Code that draws figures:
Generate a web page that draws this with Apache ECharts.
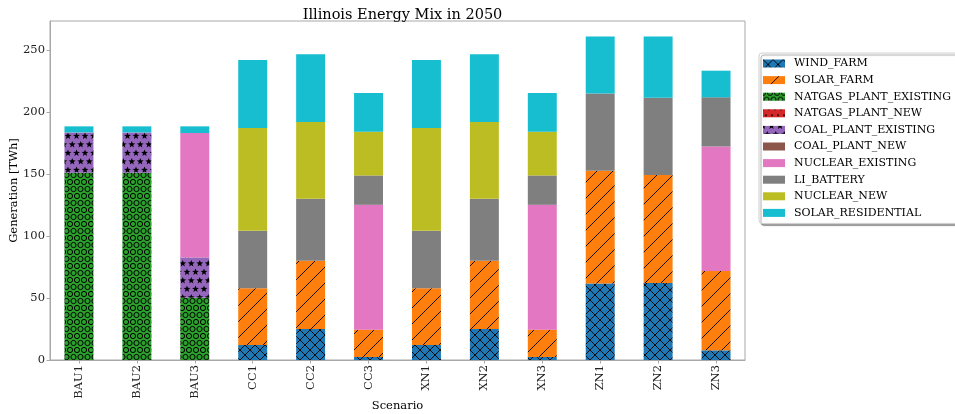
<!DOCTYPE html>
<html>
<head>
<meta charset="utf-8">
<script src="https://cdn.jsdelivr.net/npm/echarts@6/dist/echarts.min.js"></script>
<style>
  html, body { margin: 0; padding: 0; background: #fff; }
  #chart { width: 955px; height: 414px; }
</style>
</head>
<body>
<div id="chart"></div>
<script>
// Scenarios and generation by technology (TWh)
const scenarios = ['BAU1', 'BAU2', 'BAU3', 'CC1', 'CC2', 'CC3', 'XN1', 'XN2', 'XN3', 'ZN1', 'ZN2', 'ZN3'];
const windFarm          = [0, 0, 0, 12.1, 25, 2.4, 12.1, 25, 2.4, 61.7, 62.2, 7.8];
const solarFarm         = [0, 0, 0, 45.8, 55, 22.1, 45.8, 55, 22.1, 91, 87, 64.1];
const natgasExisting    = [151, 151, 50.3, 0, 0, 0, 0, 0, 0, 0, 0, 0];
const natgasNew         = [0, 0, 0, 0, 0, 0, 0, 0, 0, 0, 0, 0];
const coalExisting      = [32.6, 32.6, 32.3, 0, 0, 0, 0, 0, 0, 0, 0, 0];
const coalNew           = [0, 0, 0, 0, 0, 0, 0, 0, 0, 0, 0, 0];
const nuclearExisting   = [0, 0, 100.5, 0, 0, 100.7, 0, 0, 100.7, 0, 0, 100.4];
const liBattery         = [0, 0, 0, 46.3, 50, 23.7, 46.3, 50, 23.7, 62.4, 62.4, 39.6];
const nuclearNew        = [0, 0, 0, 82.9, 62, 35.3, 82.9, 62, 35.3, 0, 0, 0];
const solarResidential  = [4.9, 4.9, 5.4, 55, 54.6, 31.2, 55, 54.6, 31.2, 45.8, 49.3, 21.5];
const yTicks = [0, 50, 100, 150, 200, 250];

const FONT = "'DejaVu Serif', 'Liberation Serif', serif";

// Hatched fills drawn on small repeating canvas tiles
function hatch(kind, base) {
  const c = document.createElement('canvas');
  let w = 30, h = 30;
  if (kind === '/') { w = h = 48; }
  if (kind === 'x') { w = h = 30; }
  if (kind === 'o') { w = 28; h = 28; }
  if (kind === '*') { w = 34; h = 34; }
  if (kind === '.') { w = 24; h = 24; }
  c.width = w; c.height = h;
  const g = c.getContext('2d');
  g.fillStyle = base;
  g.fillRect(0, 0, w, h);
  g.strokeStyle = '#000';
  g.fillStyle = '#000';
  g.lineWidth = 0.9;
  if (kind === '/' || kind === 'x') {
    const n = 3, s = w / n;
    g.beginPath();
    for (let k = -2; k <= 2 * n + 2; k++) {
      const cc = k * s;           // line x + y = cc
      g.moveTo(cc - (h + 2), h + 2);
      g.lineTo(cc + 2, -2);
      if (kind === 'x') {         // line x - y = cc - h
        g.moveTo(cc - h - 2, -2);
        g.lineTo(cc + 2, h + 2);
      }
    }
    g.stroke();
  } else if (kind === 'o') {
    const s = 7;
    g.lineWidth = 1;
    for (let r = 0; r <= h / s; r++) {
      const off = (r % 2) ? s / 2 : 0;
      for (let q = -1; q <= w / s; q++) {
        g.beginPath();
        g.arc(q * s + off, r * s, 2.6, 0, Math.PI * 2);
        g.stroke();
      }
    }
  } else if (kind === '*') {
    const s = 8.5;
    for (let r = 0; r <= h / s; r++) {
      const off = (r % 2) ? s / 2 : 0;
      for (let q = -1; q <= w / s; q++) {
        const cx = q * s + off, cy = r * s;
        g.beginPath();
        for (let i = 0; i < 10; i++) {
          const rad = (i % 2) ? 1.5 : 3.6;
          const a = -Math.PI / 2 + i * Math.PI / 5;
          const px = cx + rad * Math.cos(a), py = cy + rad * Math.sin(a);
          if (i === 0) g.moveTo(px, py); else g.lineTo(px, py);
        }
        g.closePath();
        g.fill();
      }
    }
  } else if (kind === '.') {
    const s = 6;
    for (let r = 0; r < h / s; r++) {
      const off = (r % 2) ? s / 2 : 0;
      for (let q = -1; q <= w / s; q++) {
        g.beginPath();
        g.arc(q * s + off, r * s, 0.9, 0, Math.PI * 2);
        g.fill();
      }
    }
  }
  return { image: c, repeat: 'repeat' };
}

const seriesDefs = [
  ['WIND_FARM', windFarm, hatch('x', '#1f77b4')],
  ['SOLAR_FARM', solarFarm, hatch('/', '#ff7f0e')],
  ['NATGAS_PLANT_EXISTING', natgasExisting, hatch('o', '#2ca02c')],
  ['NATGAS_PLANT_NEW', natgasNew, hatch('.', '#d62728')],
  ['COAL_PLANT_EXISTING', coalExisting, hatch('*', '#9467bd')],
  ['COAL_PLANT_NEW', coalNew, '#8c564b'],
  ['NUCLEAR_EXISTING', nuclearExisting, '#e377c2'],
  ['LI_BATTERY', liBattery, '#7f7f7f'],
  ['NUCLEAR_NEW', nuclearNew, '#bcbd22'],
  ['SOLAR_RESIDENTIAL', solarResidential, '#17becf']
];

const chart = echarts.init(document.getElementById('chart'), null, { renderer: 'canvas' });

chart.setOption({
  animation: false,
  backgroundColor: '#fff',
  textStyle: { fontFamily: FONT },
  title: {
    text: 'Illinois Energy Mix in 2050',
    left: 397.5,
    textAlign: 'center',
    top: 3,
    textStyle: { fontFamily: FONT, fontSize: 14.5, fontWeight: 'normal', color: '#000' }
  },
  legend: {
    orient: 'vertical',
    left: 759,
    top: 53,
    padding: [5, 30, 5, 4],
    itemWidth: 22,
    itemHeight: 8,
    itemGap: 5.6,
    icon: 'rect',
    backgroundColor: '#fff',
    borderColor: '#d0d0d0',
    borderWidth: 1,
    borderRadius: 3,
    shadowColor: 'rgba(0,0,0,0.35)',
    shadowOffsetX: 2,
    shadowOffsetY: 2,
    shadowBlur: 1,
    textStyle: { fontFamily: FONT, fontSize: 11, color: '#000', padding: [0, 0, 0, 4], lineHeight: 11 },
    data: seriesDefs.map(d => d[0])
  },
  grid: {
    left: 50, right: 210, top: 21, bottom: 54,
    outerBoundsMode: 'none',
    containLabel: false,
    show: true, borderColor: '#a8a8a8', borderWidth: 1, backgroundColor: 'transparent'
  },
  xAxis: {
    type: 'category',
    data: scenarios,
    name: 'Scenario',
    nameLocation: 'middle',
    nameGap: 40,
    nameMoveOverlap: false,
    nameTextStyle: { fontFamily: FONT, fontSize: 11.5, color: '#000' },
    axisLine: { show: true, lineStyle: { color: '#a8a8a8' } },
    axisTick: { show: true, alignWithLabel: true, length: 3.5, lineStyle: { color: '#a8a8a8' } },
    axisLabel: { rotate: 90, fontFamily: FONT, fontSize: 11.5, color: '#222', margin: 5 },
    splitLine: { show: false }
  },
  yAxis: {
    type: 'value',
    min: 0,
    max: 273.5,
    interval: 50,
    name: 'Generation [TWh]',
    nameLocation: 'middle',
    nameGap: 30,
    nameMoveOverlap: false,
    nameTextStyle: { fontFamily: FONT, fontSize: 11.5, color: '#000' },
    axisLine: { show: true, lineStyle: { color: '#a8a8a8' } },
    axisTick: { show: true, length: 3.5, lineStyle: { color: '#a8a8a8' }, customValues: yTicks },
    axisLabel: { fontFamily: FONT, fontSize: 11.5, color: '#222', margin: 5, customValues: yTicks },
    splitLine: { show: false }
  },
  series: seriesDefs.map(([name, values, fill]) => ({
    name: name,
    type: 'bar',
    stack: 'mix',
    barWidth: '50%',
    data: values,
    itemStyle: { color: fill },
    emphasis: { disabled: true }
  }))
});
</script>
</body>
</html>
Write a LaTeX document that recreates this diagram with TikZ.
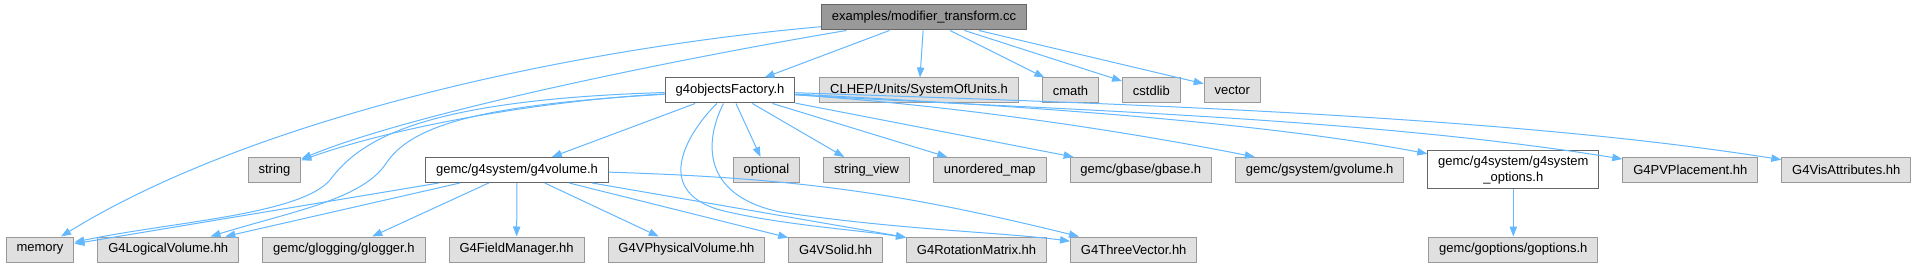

» **Given problem**:
Copy whichever lines in the listing above contain the word "document".

» **Finished task**:
  const c = document.createElement('canvas');
const chart = echarts.init(document.getElementById('chart'), null, { renderer: 'canvas' });
Write a LaTeX document that recreates this diagram with TikZ.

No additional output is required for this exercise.